The Senate Intelligence Committee held its first hearing on possible Russian interference during the 2016 presidential election and its “information warfare.”

It was revealed that hackers targeted Sen. Marco Rubio (R-FL) during his presidential campaign:

“Former members of my presidential campaign team who had access to the internal information of my presidential campaign were targeted by IP addresses with an unknown location within Russia,” Rubio said Thursday. “That effort was unsuccessful. I would also inform the committee within the last 24 hours, at 10:45 a.m. yesterday, a second attempt was made, again, against former members of my presidential campaign team who had access to our internal information — again targeted from an IP address from an unknown location in Russia. And that effort was also unsuccessful.”

Targeted Candidates and Opponents of Trump

Former FBI agent and cybersecurity expert Clinton Watts explained to the committee that Russia targeted Rubio and any opponents of President Trump with a propaganda campaign:

“[Russian information warfare activities] were in full swing during both the Republican and Democratic primary season and may have helped sink the hopes of candidates more hostile to Russian interests long before the field narrowed,” Watts said.

“Senator Rubio, in my opinion, you anecdotally suffered from these efforts,” he added.

Watts also relayed that experts “observed social media campaigns targeting speaker of the House Paul Ryan hoping to foment further unrest amongst US democratic institutions.”

Use of Disinformation

Watts also told the committee the methods the hackers used to spread disinformation. He reminded the senators that  “it’s not all automated and it’s not all human, it’s a combination of the two.” He continued:

“You can have someone engaging with you as an individual and using a bot to amplify their message… or [they] can create more personas on Twitter, for example.” This sort of thing saw an uptick in 2014, but Watts says it wasn’t until 2015 that “they tied hacking and influence together for the first time.”

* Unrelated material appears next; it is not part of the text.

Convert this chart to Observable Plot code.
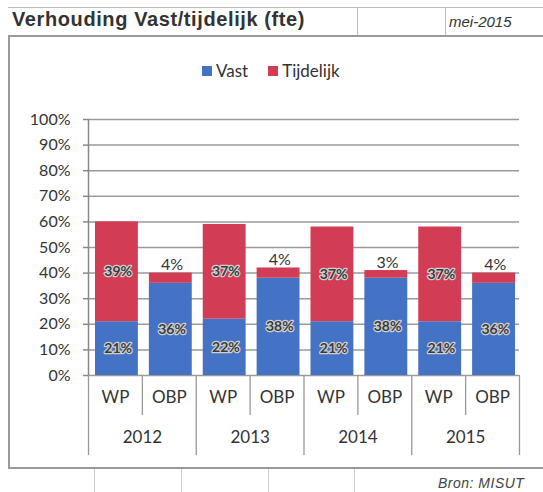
<!DOCTYPE html>
<html>
<head>
<meta charset="utf-8">
<script src="https://cdn.jsdelivr.net/npm/d3@7"></script>
<script src="https://cdn.jsdelivr.net/npm/@observablehq/plot@0.6"></script>
<style>
  html, body { margin: 0; padding: 0; background: #fff; }
  #wrap { position: relative; width: 543px; height: 492px; overflow: hidden; font-family: Lato, "Liberation Sans", sans-serif; color: #333; }
  .ln { position: absolute; background: #9a9a9a; }
  #title { position: absolute; left: 12px; top: 8px; font: bold 20px "Liberation Sans", Arial, sans-serif; letter-spacing: 0.6px; color: #333; white-space: nowrap; }
  #date { position: absolute; left: 449px; top: 13px; font: italic 15px "Liberation Sans", Arial, sans-serif; color: #333; }
  #source { position: absolute; left: 438px; top: 475px; font: italic 14px "Liberation Sans", Arial, sans-serif; color: #444; letter-spacing: 0.5px; }
  #legend { position: absolute; top: 60px; left: 202px; font: 17px Lato, sans-serif; color: #333; display: flex; align-items: center; white-space: nowrap; }
  #legend span.sw { display: inline-block; width: 10px; height: 10px; margin-right: 4px; }
  #legend span.item { display: inline-flex; align-items: center; margin-right: 20px; }
  #chart { position: absolute; left: 0; top: 0; }
</style>
</head>
<body>
<div id="wrap">
  <div class="ln" style="left:8px; top:7px; width:535px; height:1px; background:#bbb"></div>
  <div class="ln" style="left:8px; top:35px; width:535px; height:2px; background:#999"></div>
  <div class="ln" style="left:357px; top:7px; width:1px; height:28px; background:#bbb"></div>
  <div class="ln" style="left:445px; top:7px; width:1px; height:28px; background:#bbb"></div>
  <div class="ln" style="left:8px; top:35px; width:2px; height:433px"></div>
  <div class="ln" style="left:8px; top:467px; width:535px; height:2px"></div>
  <div class="ln" style="left:94px; top:469px; width:1px; height:23px; background:#ccc"></div>
  <div class="ln" style="left:181px; top:469px; width:1px; height:23px; background:#ccc"></div>
  <div class="ln" style="left:268px; top:469px; width:1px; height:23px; background:#ccc"></div>
  <div class="ln" style="left:354px; top:469px; width:1px; height:23px; background:#ccc"></div>
  <div id="chart"></div>
  <div id="title">Verhouding Vast/tijdelijk (fte)</div>
  <div id="date">mei-2015</div>
  <div id="legend"></div>
  <div id="source">Bron: MISUT</div>
</div>
<script>
// ---- data ----
const years = ["2012", "2013", "2014", "2015"];
const types = ["WP", "OBP"];
const seriesNames = ["Vast", "Tijdelijk"];
const vast      = [21, 36, 22, 38, 21, 38, 21, 36];
const tijdelijk = [39, 4, 37, 4, 37, 3, 37, 4];
const yTicks = [0, 10, 20, 30, 40, 50, 60, 70, 80, 90, 100];
const colors = ["#4472c4", "#d23c54"];

// ---- build table ----
const cats = [];
years.forEach(y => types.forEach(t => cats.push({year: y, type: t})));
const rows = [];
cats.forEach((c, i) => {
  rows.push({pos: i, year: c.year, type: c.type, series: "Vast", value: vast[i]});
  rows.push({pos: i, year: c.year, type: c.type, series: "Tijdelijk", value: tijdelijk[i]});
});
const isOutside = d => d.type === "OBP" && d.series === "Tijdelijk";

// legend
const legend = document.getElementById("legend");
seriesNames.forEach((s, i) => {
  const it = document.createElement("span");
  it.className = "item";
  it.innerHTML = `<span class="sw" style="background:${colors[i]}"></span>${s}`;
  legend.appendChild(it);
});

const plotH = 375 - 119;
const chart = Plot.plot({
  width: 543,
  height: 492,
  marginLeft: 88,
  marginRight: 24,
  marginTop: 119,
  marginBottom: 117,
  x: {domain: [0, cats.length], axis: null},
  y: {domain: [0, 100], axis: null},
  color: {domain: seriesNames, range: colors},
  style: {fontFamily: "Lato, sans-serif", background: "transparent", color: "#333", overflow: "visible"},
  marks: [
    Plot.ruleY(yTicks, {x1: 0, x2: cats.length, stroke: "#9a9a9a", strokeWidth: 1.5}),
    Plot.axisY({ticks: yTicks, tickFormat: d => d + "%", label: null, tickSize: 5, tickPadding: 13, fontSize: 16, stroke: "#888", strokeWidth: 1.5}),
    Plot.ruleX([0], {stroke: "#888", strokeWidth: 1.5}),
    Plot.rectY(rows, {x: "pos", interval: 1, y: "value", fill: "series", insetLeft: 7, insetRight: 4}),
    // separators below the axis
    Plot.ruleX(d3.range(1, cats.length, 2), {stroke: "#999", strokeWidth: 1.3, insetTop: plotH, insetBottom: -40}),
    Plot.ruleX(d3.range(0, cats.length + 1, 2), {stroke: "#999", strokeWidth: 1.3, insetTop: plotH, insetBottom: -80}),
    // value labels
    Plot.text(rows, Plot.stackY({
      x: d => d.pos + 0.55, y: "value",
      text: d => isOutside(d) ? null : d.value + "%",
      fontSize: 14, fontWeight: "bold", fill: "#3a3a3a", stroke: "#d0d0d0", strokeWidth: 2.5
    })),
    Plot.text(rows, Plot.stackY2({
      x: d => d.pos + 0.55, y: "value",
      text: d => isOutside(d) ? d.value + "%" : null,
      lineAnchor: "bottom", dy: -3, fontSize: 16, fill: "#333"
    })),
    // category labels
    Plot.text(cats, {x: (d, i) => i + 0.5, text: "type", frameAnchor: "bottom", dy: 27, fontSize: 17, fill: "#333"}),
    Plot.text(years, {x: (d, i) => 2 * i + 1, text: d => d, frameAnchor: "bottom", dy: 67, fontSize: 17, fill: "#333"})
  ]
});
document.getElementById("chart").appendChild(chart);
</script>
</body>
</html>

He went on to explain how Russia state actors create believable sock puppet accounts by insinuating themselves into the middle of a demographic they wish to influence. Using Wisconsin as an example, Watts described how such an actor would first “inhale” all of the accounts from a given slice of the population, parsing out details so they can then replicate the prevailing qualities in an average account. “They look exactly like you. It looks like an American from the Midwest or the South.”

Hackers attempt “to build an audience within that target group, but they run into a bit of a problem when they wish to rebrand the sock puppet with a different identity.” The hackers do not want to shed the audience they’ve acquired so they reprogram the accounts “strategically” to push the information:

Those strategic accounts then work together to create the news of the day. Accounts associated with Russian intelligence “tweet heavily at Trump during times they know he’s online [in order] to push conspiracy theories.”

After pushing coordinated waves of the propaganda du jour, such a high volume of content usually ends up trending. “Once it pushes to the top of the feed, mainstream news pays attention.”

When established news organizations must weigh in in order to debunk those fake news pushes, it still sets the national conversation for the day and distracts from other news that might work against Russia’s interests, continuing the story’s spread “organically.”

The Senate Committee Wants to Remain Bipartisan

We’ve seen the House Intelligence Committee implode over this subject. Chairman Richard Burr (R-NC) and Vice Chairman Mark Warner (D-VA) want to avoid the partisanship and fights that have plagued their counterparts:

“We’re all targets of a sophisticated and capable adversary,” Burr said in his opening statement, “and we must engage in a whole-of-government approach to combat Russian active measures.”

“We simply must — and we will — get this right,” Warner said. “The chairman and I agree it is vitally important that we do this as a credible, bipartisan and transparent manner as possible. As was said yesterday at our press conference, Chairman Burr and I trust each other.”

Both men also admitted that evidence shows Russia preferred Trump, but overall wanted to destabilize America:

“Candidly, while it helped one candidate this time, they are not favoring one party over another,” Warner said, “and, consequently, should be a concern for all of us.”